About this idea, I have three remarks,
- The first question was initially asking for $\mathfrak{S}_4$, where I took the Klein 4 group as characteric subgroup. I want to ``use the trick of characteristic subgroup'' so I raised this problem.
- I though the group $H$ in the proof is the $(n-1)$-th commutator, but not generally true, for example $T_2(\mathbb{F}_2)$ which is abelian.

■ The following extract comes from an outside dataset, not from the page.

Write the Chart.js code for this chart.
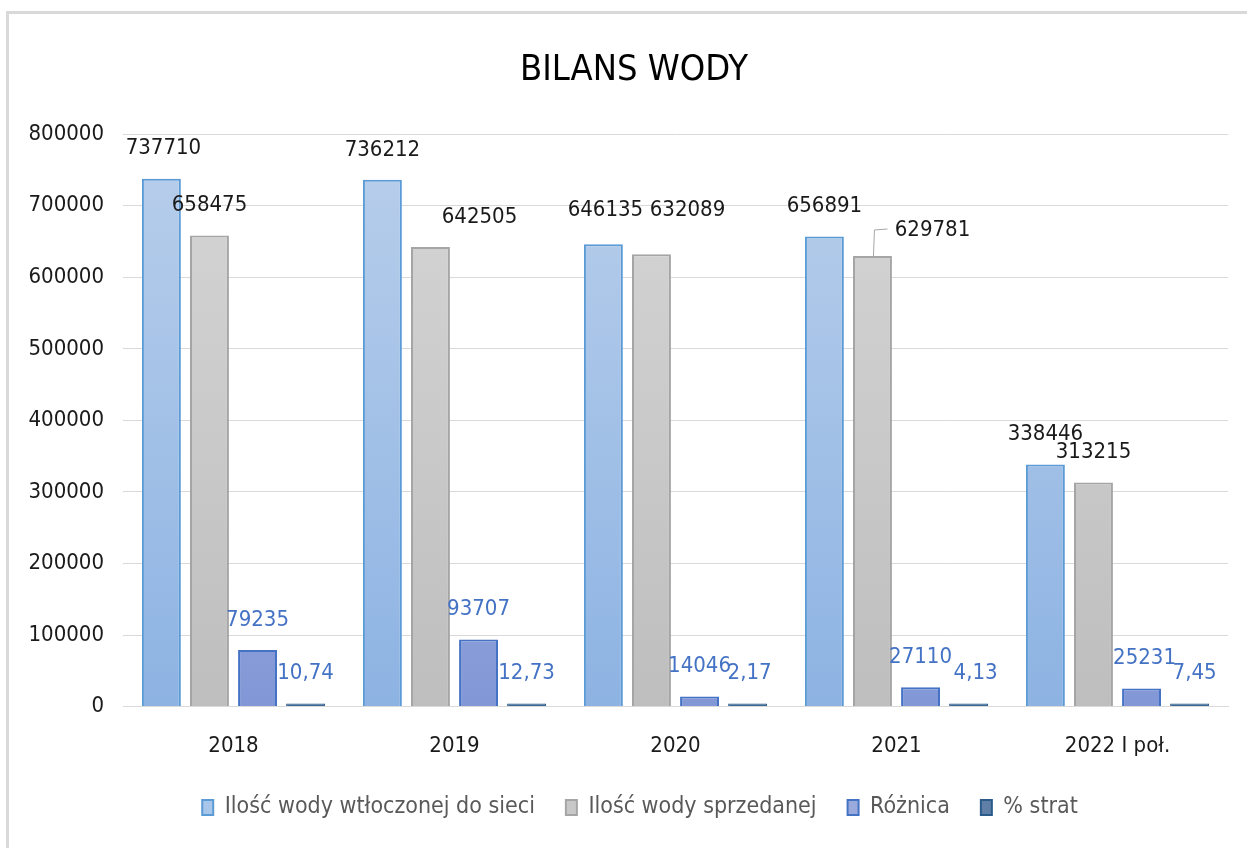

Liu Ben told this problem.
- The same argument holds also for $T_n(\mathbb{Q})$, dihedral groups $D_{2n}$. They both have a cyclic characteristic subgroup with inner automorphism acting nontrivially.
Here are more ``continous'' remarks that the above problems reflect some interesting results.
- For a finite dimensional complex Lie algebra $\mathfrak{g}$, if it is solvable, then $[\mathfrak{g},\mathfrak{g}]$ is nilpotent by Cartan criteria. In other words, if $\mathfrak{g}$ is solvable but not nilpotent, then it is not a Lie bracket of any finite dimensional complex Lie algebra.
- Similarly, the similar result holds for algebraic groups. An algebraic group $G$ over algebraic closed field, is solvable, then $[G,G]$ is unipotent (then nilpotent).
The argument above seems to be an analogy of this for abstract group. For abstract group, one may dream that the derived group of solvable group is nilpotent, but this centainly cannot be true.
Taking this into accout, we can view the first problem from another point of view. In some sense, $\mathfrak{S}_n$ is parallel to $\operatorname{GL}_n$, and $\mathfrak{A}_n$ to $\operatorname{SL}_n$.
- For algebraic groups, when $G$ is reductibe, then $[G,G]$ is semisimple. We know that if $[G,G]$ is solvable, then so is $G$. In all, any algebra group which is reductive but not semisimple is not a commutator of an algebraic group.
So the first argument is an analogy of this for field of one element.
Last, maybe less relative, the dual question.
Exercise. Let $Q_8$ be the group of units of Cayley algebra $\{\pm 1, \pm i, \pm j,\pm k\}$. Then $Q_8$ is not of the form $G/Z(G)$.
Remind a classic result, $G/Z(G)$ cannot be cyclic. Because one can find if so, the center is bigger than $Z(G)$.
Because, if we take some preimage of $i$, say $x$, and any preimage of $-1$, say $y$, we will have $x^2c=y$ for some $c\in Z(G)$. Now $xy=x^3c=yx$. So it is easy to see $y$ actually commutes with all elements in $G$, a contradiction.
Similarly, one can prove that $\mathbb{Q}$ is not of the form $G/Z(G)$.
If $\mathbb{Q}=G/Z(G)$. Pick the preimage of $1$, say $x$, and preimage of $1/q$, say $y$. Then $y^qc=x$ for some $c\in Z(G)$, so $xy=yx$. So $xy^p=y^px$. So we have a set of representative elements for $G/Z(G)$ commutes with $x$, so $x\in Z(G)$, a contradiction.